**Data segment**
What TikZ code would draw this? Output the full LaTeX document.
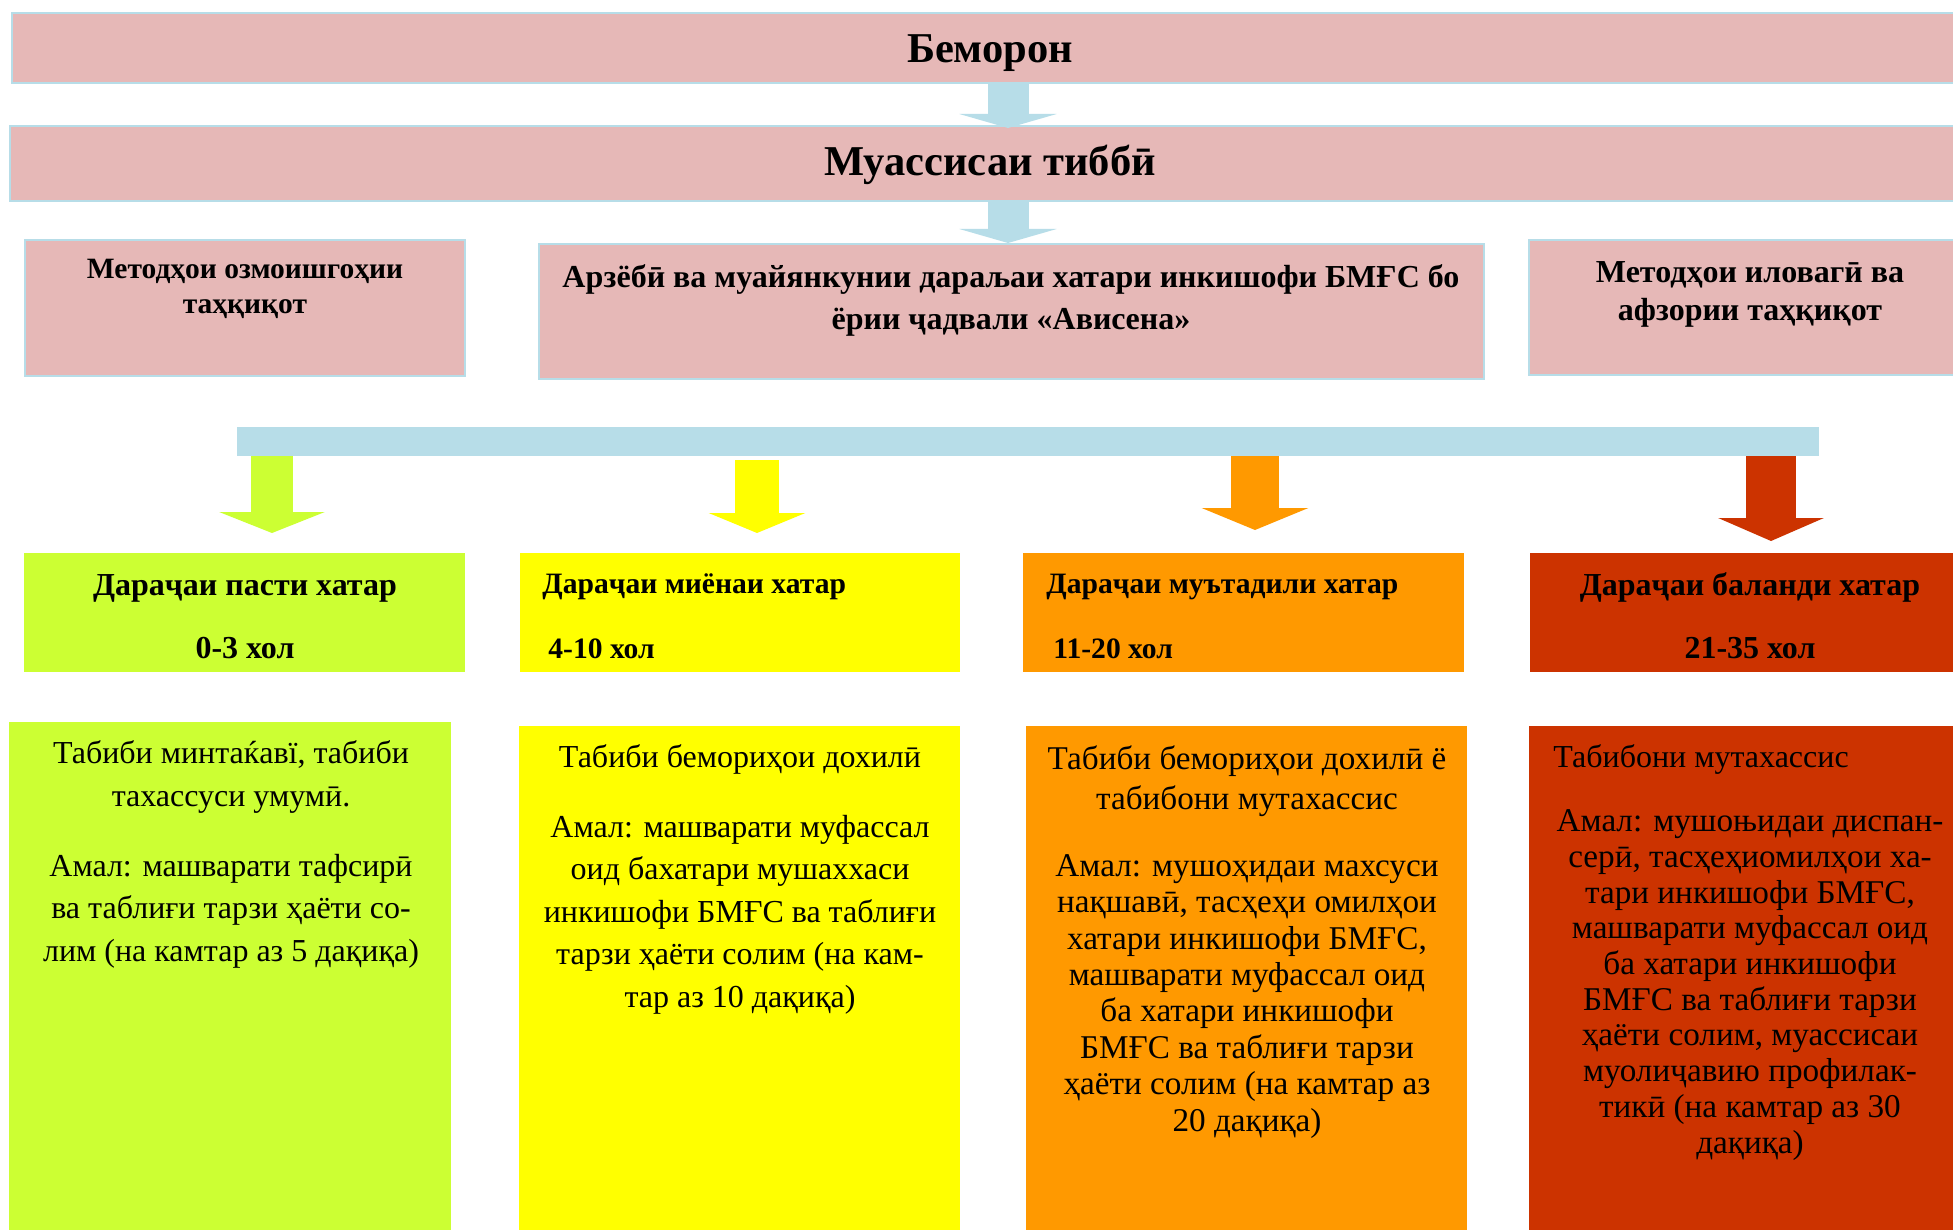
\documentclass[tikz,border=0pt]{standalone}
\usepackage{fontspec}
\setmainfont{Liberation Serif}
\usetikzlibrary{arrows.meta,fit}
\definecolor{pinkc}{HTML}{E6B8B7}
\definecolor{bluec}{HTML}{B7DDE8}
\definecolor{lvgreen}{HTML}{CCFF33}
\definecolor{lvyellow}{HTML}{FFFF00}
\definecolor{lvorange}{HTML}{FF9900}
\definecolor{lvred}{HTML}{CC3300}
\tikzset{
  box/.style={inner sep=0pt, outer sep=0pt},
  pinkbox/.style={box, fill=pinkc, draw=bluec, line width=1pt},
  hdr/.style={font=\fontsize{21.25}{24}\selectfont\bfseries, anchor=base, inner sep=0pt},
  pinkt/.style={font=\fontsize{16}{18.5}\selectfont\bfseries, align=center, anchor=base, inner sep=0pt},
  lvt/.style={font=\fontsize{16}{31.5}\selectfont\bfseries, inner sep=0pt},
  lvts/.style={font=\fontsize{14.8}{32.5}\selectfont\bfseries, inner sep=0pt},
  bodyt/.style={font=\fontsize{16}{21.25}\selectfont, align=center, anchor=base, inner sep=0pt},
  bodyd/.style={bodyt, font=\fontsize{16.6}{18.2}\selectfont},
  barr/.style n args={4}{draw=#1, line width=#2, -{Triangle[width=#3,length=#4]}}
}
\begin{document}
\begin{tikzpicture}[x=0.5pt,y=-0.5pt]
\useasboundingbox (0,0) rectangle (1953,1230);
\fill[white] (0,0) rectangle (1953,1230);
% top bars
\node[pinkbox, fit={(12,13) (1960,83)}] (bem) {};
\node[hdr] (bemT) at (990,63) {Беморон};
\node[pinkbox, fit={(10,126) (1960,201)}] (mua) {};
\node[hdr] (muaT) at (990,176) {Муассисаи тиббӣ};
% arrows between
\coordinate (a1s) at (1008,83);
\coordinate (a1t) at (1008,128);
\coordinate (a2s) at (1008,201);
\coordinate (a2t) at (1008,243);
% second row
\node[pinkbox, fit={(25,240) (465,376)}] (lab) {};
\node[pinkbox, fit={(539,244) (1484,379)}] (avi) {};
\node[pinkbox, fit={(1529,240) (1960,375)}] (add) {};
\draw[barr={bluec}{20.5pt}{48.5pt}{7pt}] (a1s) -- (a1t);
\draw[barr={bluec}{20.5pt}{48.5pt}{7pt}] (a2s) -- (a2t);
\node[pinkt, font=\fontsize{14.75}{17.5}\selectfont\bfseries] (labT) at (245,314) {Методҳои озмоишгоҳии\\таҳқиқот};
\node[pinkt, font=\fontsize{16}{21}\selectfont\bfseries] (aviT) at (1011,329) {Арзёбӣ ва муайянкунии дараљаи хатари инкишофи БМҒС бо\\ёрии ҷадвали «Авиcена»};
\node[pinkt] (addT) at (1750,320) {Методҳои иловагӣ ва\\афзории таҳқиқот};
% distribution bar
\node[box, fill=bluec, fit={(237,427) (1819,456)}] (bar) {};
\coordinate (gS) at (272,456);  \coordinate (gT) at (272,533);
\coordinate (yS) at (757,460);  \coordinate (yT) at (757,533);
\coordinate (oS) at (1255,456); \coordinate (oT) at (1255,530);
\coordinate (rS) at (1771,456); \coordinate (rT) at (1771,541);
\draw[barr={lvgreen}{21pt}{52.5pt}{10.5pt}] (gS) -- (gT);
\draw[barr={lvyellow}{22pt}{48pt}{10pt}] (yS) -- (yT);
\draw[barr={lvorange}{24pt}{53pt}{11pt}] (oS) -- (oT);
\draw[barr={lvred}{25pt}{52.5pt}{11.5pt}] (rS) -- (rT);
% level boxes
\node[box, fill=lvgreen, fit={(24,553) (465,672)}] (lg) {};
\node[box, fill=lvyellow, fit={(520,553) (960,672)}] (ly) {};
\node[box, fill=lvorange, fit={(1023,553) (1464,672)}] (lo) {};
\node[box, fill=lvred, fit={(1530,553) (1960,672)}] (lr) {};
\node[lvt, align=center, anchor=base] (lgT) at (245,658) {Дараҷаи пасти хатар\\0-3 хол};
\node[lvts, align=left, anchor=base west] (lyT) at (542,658) {Дараҷаи миёнаи хатар\\\hspace*{3pt}4-10 хол};
\node[lvts, align=left, anchor=base west] (loT) at (1046,658) {Дараҷаи муътадили хатар\\\hspace*{3.5pt}11-20 хол};
\node[lvt, align=center, anchor=base] (lrT) at (1750,658) {Дараҷаи баланди хатар\\21-35 хол};
% bottom boxes
\node[box, fill=lvgreen, fit={(9,722) (451,1235)}] (bg) {};
\node[box, fill=lvyellow, fit={(519,726) (960,1235)}] (by) {};
\node[box, fill=lvorange, fit={(1026,726) (1467,1235)}] (bo) {};
\node[box, fill=lvred, fit={(1529,726) (1960,1235)}] (br) {};
\node[bodyt] (bgT) at (231,961) {Табиби минтаќавї, табиби\\тахассуси умумӣ.\\[13.75pt]Амал: машварати тафсирӣ\\ва таблиғи тарзи ҳаёти со-\\лим (на камтар аз 5 дақиқа)};
\node[bodyt] (byT) at (740,1007) {Табиби бемориҳои дохилӣ\\[13.75pt]Амал: машварати муфассал\\оид бахатари мушаххаси\\инкишофи БМҒС ва таблиғи\\тарзи ҳаёти солим (на кам-\\тар аз 10 дақиқа)};
\node[bodyd] (boT) at (1247,1131) {Табиби бемориҳои дохилӣ ё\\[2pt]табибони мутахассис\\[15pt]Амал: мушоҳидаи махсуси\\нақшавӣ, тасҳеҳи омилҳои\\хатари инкишофи БМҒС,\\машварати муфассал оид\\ба хатари инкишофи\\БМҒС ва таблиғи тарзи\\ҳаёти солим (на камтар аз\\20 дақиқа)};
\node[bodyt, anchor=base west] (brT1) at (1553,767) {Табибони мутахассис};
\node[bodyd, font=\fontsize{16.6}{17.85}\selectfont] (brT2) at (1750,1153) {Амал: мушоњидаи диспан-\\серӣ, тасҳеҳиомилҳои ха-\\тари инкишофи БМҒС,\\машварати муфассал оид\\ба хатари инкишофи\\БМҒС ва таблиғи тарзи\\ҳаёти солим, муассисаи\\муолиҷавию профилак-\\тикӣ (на камтар аз 30\\дақиқа)};
\end{tikzpicture}
\end{document}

**Task to carry out**
Do not copy the pictures, but repeat every line exactly.

**Task solution**
What TikZ code would draw this? Output the full LaTeX document.
\documentclass[tikz,border=0pt]{standalone}
\usepackage{fontspec}
\setmainfont{Liberation Serif}
\usetikzlibrary{arrows.meta,fit}
\definecolor{pinkc}{HTML}{E6B8B7}
\definecolor{bluec}{HTML}{B7DDE8}
\definecolor{lvgreen}{HTML}{CCFF33}
\definecolor{lvyellow}{HTML}{FFFF00}
\definecolor{lvorange}{HTML}{FF9900}
\definecolor{lvred}{HTML}{CC3300}
\tikzset{
  box/.style={inner sep=0pt, outer sep=0pt},
  pinkbox/.style={box, fill=pinkc, draw=bluec, line width=1pt},
  hdr/.style={font=\fontsize{21.25}{24}\selectfont\bfseries, anchor=base, inner sep=0pt},
  pinkt/.style={font=\fontsize{16}{18.5}\selectfont\bfseries, align=center, anchor=base, inner sep=0pt},
  lvt/.style={font=\fontsize{16}{31.5}\selectfont\bfseries, inner sep=0pt},
  lvts/.style={font=\fontsize{14.8}{32.5}\selectfont\bfseries, inner sep=0pt},
  bodyt/.style={font=\fontsize{16}{21.25}\selectfont, align=center, anchor=base, inner sep=0pt},
  bodyd/.style={bodyt, font=\fontsize{16.6}{18.2}\selectfont},
  barr/.style n args={4}{draw=#1, line width=#2, -{Triangle[width=#3,length=#4]}}
}
\begin{document}
\begin{tikzpicture}[x=0.5pt,y=-0.5pt]
\useasboundingbox (0,0) rectangle (1953,1230);
\fill[white] (0,0) rectangle (1953,1230);
% top bars
\node[pinkbox, fit={(12,13) (1960,83)}] (bem) {};
\node[hdr] (bemT) at (990,63) {Беморон};
\node[pinkbox, fit={(10,126) (1960,201)}] (mua) {};
\node[hdr] (muaT) at (990,176) {Муассисаи тиббӣ};
% arrows between
\coordinate (a1s) at (1008,83);
\coordinate (a1t) at (1008,128);
\coordinate (a2s) at (1008,201);
\coordinate (a2t) at (1008,243);
% second row
\node[pinkbox, fit={(25,240) (465,376)}] (lab) {};
\node[pinkbox, fit={(539,244) (1484,379)}] (avi) {};
\node[pinkbox, fit={(1529,240) (1960,375)}] (add) {};
\draw[barr={bluec}{20.5pt}{48.5pt}{7pt}] (a1s) -- (a1t);
\draw[barr={bluec}{20.5pt}{48.5pt}{7pt}] (a2s) -- (a2t);
\node[pinkt, font=\fontsize{14.75}{17.5}\selectfont\bfseries] (labT) at (245,314) {Методҳои озмоишгоҳии\\таҳқиқот};
\node[pinkt, font=\fontsize{16}{21}\selectfont\bfseries] (aviT) at (1011,329) {Арзёбӣ ва муайянкунии дараљаи хатари инкишофи БМҒС бо\\ёрии ҷадвали «Авиcена»};
\node[pinkt] (addT) at (1750,320) {Методҳои иловагӣ ва\\афзории таҳқиқот};
% distribution bar
\node[box, fill=bluec, fit={(237,427) (1819,456)}] (bar) {};
\coordinate (gS) at (272,456);  \coordinate (gT) at (272,533);
\coordinate (yS) at (757,460);  \coordinate (yT) at (757,533);
\coordinate (oS) at (1255,456); \coordinate (oT) at (1255,530);
\coordinate (rS) at (1771,456); \coordinate (rT) at (1771,541);
\draw[barr={lvgreen}{21pt}{52.5pt}{10.5pt}] (gS) -- (gT);
\draw[barr={lvyellow}{22pt}{48pt}{10pt}] (yS) -- (yT);
\draw[barr={lvorange}{24pt}{53pt}{11pt}] (oS) -- (oT);
\draw[barr={lvred}{25pt}{52.5pt}{11.5pt}] (rS) -- (rT);
% level boxes
\node[box, fill=lvgreen, fit={(24,553) (465,672)}] (lg) {};
\node[box, fill=lvyellow, fit={(520,553) (960,672)}] (ly) {};
\node[box, fill=lvorange, fit={(1023,553) (1464,672)}] (lo) {};
\node[box, fill=lvred, fit={(1530,553) (1960,672)}] (lr) {};
\node[lvt, align=center, anchor=base] (lgT) at (245,658) {Дараҷаи пасти хатар\\0-3 хол};
\node[lvts, align=left, anchor=base west] (lyT) at (542,658) {Дараҷаи миёнаи хатар\\\hspace*{3pt}4-10 хол};
\node[lvts, align=left, anchor=base west] (loT) at (1046,658) {Дараҷаи муътадили хатар\\\hspace*{3.5pt}11-20 хол};
\node[lvt, align=center, anchor=base] (lrT) at (1750,658) {Дараҷаи баланди хатар\\21-35 хол};
% bottom boxes
\node[box, fill=lvgreen, fit={(9,722) (451,1235)}] (bg) {};
\node[box, fill=lvyellow, fit={(519,726) (960,1235)}] (by) {};
\node[box, fill=lvorange, fit={(1026,726) (1467,1235)}] (bo) {};
\node[box, fill=lvred, fit={(1529,726) (1960,1235)}] (br) {};
\node[bodyt] (bgT) at (231,961) {Табиби минтаќавї, табиби\\тахассуси умумӣ.\\[13.75pt]Амал: машварати тафсирӣ\\ва таблиғи тарзи ҳаёти со-\\лим (на камтар аз 5 дақиқа)};
\node[bodyt] (byT) at (740,1007) {Табиби бемориҳои дохилӣ\\[13.75pt]Амал: машварати муфассал\\оид бахатари мушаххаси\\инкишофи БМҒС ва таблиғи\\тарзи ҳаёти солим (на кам-\\тар аз 10 дақиқа)};
\node[bodyd] (boT) at (1247,1131) {Табиби бемориҳои дохилӣ ё\\[2pt]табибони мутахассис\\[15pt]Амал: мушоҳидаи махсуси\\нақшавӣ, тасҳеҳи омилҳои\\хатари инкишофи БМҒС,\\машварати муфассал оид\\ба хатари инкишофи\\БМҒС ва таблиғи тарзи\\ҳаёти солим (на камтар аз\\20 дақиқа)};
\node[bodyt, anchor=base west] (brT1) at (1553,767) {Табибони мутахассис};
\node[bodyd, font=\fontsize{16.6}{17.85}\selectfont] (brT2) at (1750,1153) {Амал: мушоњидаи диспан-\\серӣ, тасҳеҳиомилҳои ха-\\тари инкишофи БМҒС,\\машварати муфассал оид\\ба хатари инкишофи\\БМҒС ва таблиғи тарзи\\ҳаёти солим, муассисаи\\муолиҷавию профилак-\\тикӣ (на камтар аз 30\\дақиқа)};
\end{tikzpicture}
\end{document}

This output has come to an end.